## begin Given information
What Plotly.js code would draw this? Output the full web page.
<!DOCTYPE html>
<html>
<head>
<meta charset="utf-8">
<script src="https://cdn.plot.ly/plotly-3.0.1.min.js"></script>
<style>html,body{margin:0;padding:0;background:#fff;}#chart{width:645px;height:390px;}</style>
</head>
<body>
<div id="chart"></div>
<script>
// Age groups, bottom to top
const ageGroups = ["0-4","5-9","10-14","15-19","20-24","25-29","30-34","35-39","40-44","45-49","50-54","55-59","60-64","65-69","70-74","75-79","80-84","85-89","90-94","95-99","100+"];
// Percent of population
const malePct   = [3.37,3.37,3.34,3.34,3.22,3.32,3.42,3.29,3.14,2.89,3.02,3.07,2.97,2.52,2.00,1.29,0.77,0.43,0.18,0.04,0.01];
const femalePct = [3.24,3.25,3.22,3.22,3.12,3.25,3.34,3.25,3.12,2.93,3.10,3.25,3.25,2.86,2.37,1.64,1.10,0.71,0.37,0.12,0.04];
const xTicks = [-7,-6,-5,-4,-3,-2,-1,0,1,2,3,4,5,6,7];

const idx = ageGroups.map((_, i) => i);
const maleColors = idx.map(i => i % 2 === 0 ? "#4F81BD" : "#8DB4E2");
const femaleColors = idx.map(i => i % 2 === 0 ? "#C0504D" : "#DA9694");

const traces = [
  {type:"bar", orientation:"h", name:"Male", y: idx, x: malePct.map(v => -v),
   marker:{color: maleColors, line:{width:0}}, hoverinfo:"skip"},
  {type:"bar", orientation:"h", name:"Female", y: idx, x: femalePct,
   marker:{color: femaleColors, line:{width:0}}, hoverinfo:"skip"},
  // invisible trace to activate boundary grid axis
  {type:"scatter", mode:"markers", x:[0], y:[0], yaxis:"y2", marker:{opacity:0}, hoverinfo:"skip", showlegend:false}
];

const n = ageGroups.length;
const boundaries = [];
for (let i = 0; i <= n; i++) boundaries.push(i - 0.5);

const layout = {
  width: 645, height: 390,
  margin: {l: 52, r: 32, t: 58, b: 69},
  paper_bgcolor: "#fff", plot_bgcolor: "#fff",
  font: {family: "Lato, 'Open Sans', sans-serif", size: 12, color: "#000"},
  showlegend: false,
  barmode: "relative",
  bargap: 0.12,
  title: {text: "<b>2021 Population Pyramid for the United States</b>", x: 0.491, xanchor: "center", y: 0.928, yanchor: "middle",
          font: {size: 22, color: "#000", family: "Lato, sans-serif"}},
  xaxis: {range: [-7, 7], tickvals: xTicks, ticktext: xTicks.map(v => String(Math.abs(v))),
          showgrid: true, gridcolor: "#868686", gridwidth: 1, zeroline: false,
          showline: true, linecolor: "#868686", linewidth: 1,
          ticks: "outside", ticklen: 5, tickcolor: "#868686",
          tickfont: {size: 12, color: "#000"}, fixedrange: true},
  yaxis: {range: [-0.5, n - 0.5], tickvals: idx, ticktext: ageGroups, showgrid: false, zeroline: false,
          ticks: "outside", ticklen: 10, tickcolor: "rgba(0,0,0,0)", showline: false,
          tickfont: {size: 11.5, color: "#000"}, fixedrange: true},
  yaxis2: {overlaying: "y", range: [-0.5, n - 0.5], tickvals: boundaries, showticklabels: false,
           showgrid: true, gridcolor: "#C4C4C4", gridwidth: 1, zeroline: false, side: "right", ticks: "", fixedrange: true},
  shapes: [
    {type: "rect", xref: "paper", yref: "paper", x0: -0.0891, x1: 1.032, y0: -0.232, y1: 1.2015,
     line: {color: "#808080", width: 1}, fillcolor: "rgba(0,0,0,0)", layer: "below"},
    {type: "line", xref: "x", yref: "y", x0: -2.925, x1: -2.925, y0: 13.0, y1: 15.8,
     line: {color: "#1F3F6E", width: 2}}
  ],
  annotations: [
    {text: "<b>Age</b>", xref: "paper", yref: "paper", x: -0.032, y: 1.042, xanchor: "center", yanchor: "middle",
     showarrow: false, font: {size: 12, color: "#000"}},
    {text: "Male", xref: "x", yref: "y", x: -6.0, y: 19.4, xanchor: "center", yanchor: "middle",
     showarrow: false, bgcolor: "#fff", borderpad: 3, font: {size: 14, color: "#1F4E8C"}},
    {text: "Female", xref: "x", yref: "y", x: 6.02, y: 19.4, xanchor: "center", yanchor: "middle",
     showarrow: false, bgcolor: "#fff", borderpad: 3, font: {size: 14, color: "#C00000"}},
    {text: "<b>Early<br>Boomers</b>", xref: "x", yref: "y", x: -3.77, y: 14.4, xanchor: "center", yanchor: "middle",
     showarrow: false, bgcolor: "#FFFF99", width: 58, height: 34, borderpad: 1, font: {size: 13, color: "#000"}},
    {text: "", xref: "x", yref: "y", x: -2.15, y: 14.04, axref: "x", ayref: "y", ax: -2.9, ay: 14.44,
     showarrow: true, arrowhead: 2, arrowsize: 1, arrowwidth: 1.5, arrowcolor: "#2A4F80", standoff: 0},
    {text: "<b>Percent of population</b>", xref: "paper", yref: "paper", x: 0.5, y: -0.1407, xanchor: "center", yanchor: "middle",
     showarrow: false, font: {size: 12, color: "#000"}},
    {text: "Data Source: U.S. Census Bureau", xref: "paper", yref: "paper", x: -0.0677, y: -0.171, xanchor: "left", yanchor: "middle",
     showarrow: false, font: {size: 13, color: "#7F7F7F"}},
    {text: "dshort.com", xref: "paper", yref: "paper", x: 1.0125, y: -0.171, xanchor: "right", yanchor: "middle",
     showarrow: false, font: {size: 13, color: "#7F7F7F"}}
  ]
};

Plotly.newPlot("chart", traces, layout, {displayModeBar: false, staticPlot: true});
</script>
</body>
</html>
## end Given information
-- Task to complete --
Set down the material above again, word for word.

-- Reply to the exercise --
What Plotly.js code would draw this? Output the full web page.
<!DOCTYPE html>
<html>
<head>
<meta charset="utf-8">
<script src="https://cdn.plot.ly/plotly-3.0.1.min.js"></script>
<style>html,body{margin:0;padding:0;background:#fff;}#chart{width:645px;height:390px;}</style>
</head>
<body>
<div id="chart"></div>
<script>
// Age groups, bottom to top
const ageGroups = ["0-4","5-9","10-14","15-19","20-24","25-29","30-34","35-39","40-44","45-49","50-54","55-59","60-64","65-69","70-74","75-79","80-84","85-89","90-94","95-99","100+"];
// Percent of population
const malePct   = [3.37,3.37,3.34,3.34,3.22,3.32,3.42,3.29,3.14,2.89,3.02,3.07,2.97,2.52,2.00,1.29,0.77,0.43,0.18,0.04,0.01];
const femalePct = [3.24,3.25,3.22,3.22,3.12,3.25,3.34,3.25,3.12,2.93,3.10,3.25,3.25,2.86,2.37,1.64,1.10,0.71,0.37,0.12,0.04];
const xTicks = [-7,-6,-5,-4,-3,-2,-1,0,1,2,3,4,5,6,7];

const idx = ageGroups.map((_, i) => i);
const maleColors = idx.map(i => i % 2 === 0 ? "#4F81BD" : "#8DB4E2");
const femaleColors = idx.map(i => i % 2 === 0 ? "#C0504D" : "#DA9694");

const traces = [
  {type:"bar", orientation:"h", name:"Male", y: idx, x: malePct.map(v => -v),
   marker:{color: maleColors, line:{width:0}}, hoverinfo:"skip"},
  {type:"bar", orientation:"h", name:"Female", y: idx, x: femalePct,
   marker:{color: femaleColors, line:{width:0}}, hoverinfo:"skip"},
  // invisible trace to activate boundary grid axis
  {type:"scatter", mode:"markers", x:[0], y:[0], yaxis:"y2", marker:{opacity:0}, hoverinfo:"skip", showlegend:false}
];

const n = ageGroups.length;
const boundaries = [];
for (let i = 0; i <= n; i++) boundaries.push(i - 0.5);

const layout = {
  width: 645, height: 390,
  margin: {l: 52, r: 32, t: 58, b: 69},
  paper_bgcolor: "#fff", plot_bgcolor: "#fff",
  font: {family: "Lato, 'Open Sans', sans-serif", size: 12, color: "#000"},
  showlegend: false,
  barmode: "relative",
  bargap: 0.12,
  title: {text: "<b>2021 Population Pyramid for the United States</b>", x: 0.491, xanchor: "center", y: 0.928, yanchor: "middle",
          font: {size: 22, color: "#000", family: "Lato, sans-serif"}},
  xaxis: {range: [-7, 7], tickvals: xTicks, ticktext: xTicks.map(v => String(Math.abs(v))),
          showgrid: true, gridcolor: "#868686", gridwidth: 1, zeroline: false,
          showline: true, linecolor: "#868686", linewidth: 1,
          ticks: "outside", ticklen: 5, tickcolor: "#868686",
          tickfont: {size: 12, color: "#000"}, fixedrange: true},
  yaxis: {range: [-0.5, n - 0.5], tickvals: idx, ticktext: ageGroups, showgrid: false, zeroline: false,
          ticks: "outside", ticklen: 10, tickcolor: "rgba(0,0,0,0)", showline: false,
          tickfont: {size: 11.5, color: "#000"}, fixedrange: true},
  yaxis2: {overlaying: "y", range: [-0.5, n - 0.5], tickvals: boundaries, showticklabels: false,
           showgrid: true, gridcolor: "#C4C4C4", gridwidth: 1, zeroline: false, side: "right", ticks: "", fixedrange: true},
  shapes: [
    {type: "rect", xref: "paper", yref: "paper", x0: -0.0891, x1: 1.032, y0: -0.232, y1: 1.2015,
     line: {color: "#808080", width: 1}, fillcolor: "rgba(0,0,0,0)", layer: "below"},
    {type: "line", xref: "x", yref: "y", x0: -2.925, x1: -2.925, y0: 13.0, y1: 15.8,
     line: {color: "#1F3F6E", width: 2}}
  ],
  annotations: [
    {text: "<b>Age</b>", xref: "paper", yref: "paper", x: -0.032, y: 1.042, xanchor: "center", yanchor: "middle",
     showarrow: false, font: {size: 12, color: "#000"}},
    {text: "Male", xref: "x", yref: "y", x: -6.0, y: 19.4, xanchor: "center", yanchor: "middle",
     showarrow: false, bgcolor: "#fff", borderpad: 3, font: {size: 14, color: "#1F4E8C"}},
    {text: "Female", xref: "x", yref: "y", x: 6.02, y: 19.4, xanchor: "center", yanchor: "middle",
     showarrow: false, bgcolor: "#fff", borderpad: 3, font: {size: 14, color: "#C00000"}},
    {text: "<b>Early<br>Boomers</b>", xref: "x", yref: "y", x: -3.77, y: 14.4, xanchor: "center", yanchor: "middle",
     showarrow: false, bgcolor: "#FFFF99", width: 58, height: 34, borderpad: 1, font: {size: 13, color: "#000"}},
    {text: "", xref: "x", yref: "y", x: -2.15, y: 14.04, axref: "x", ayref: "y", ax: -2.9, ay: 14.44,
     showarrow: true, arrowhead: 2, arrowsize: 1, arrowwidth: 1.5, arrowcolor: "#2A4F80", standoff: 0},
    {text: "<b>Percent of population</b>", xref: "paper", yref: "paper", x: 0.5, y: -0.1407, xanchor: "center", yanchor: "middle",
     showarrow: false, font: {size: 12, color: "#000"}},
    {text: "Data Source: U.S. Census Bureau", xref: "paper", yref: "paper", x: -0.0677, y: -0.171, xanchor: "left", yanchor: "middle",
     showarrow: false, font: {size: 13, color: "#7F7F7F"}},
    {text: "dshort.com", xref: "paper", yref: "paper", x: 1.0125, y: -0.171, xanchor: "right", yanchor: "middle",
     showarrow: false, font: {size: 13, color: "#7F7F7F"}}
  ]
};

Plotly.newPlot("chart", traces, layout, {displayModeBar: false, staticPlot: true});
</script>
</body>
</html>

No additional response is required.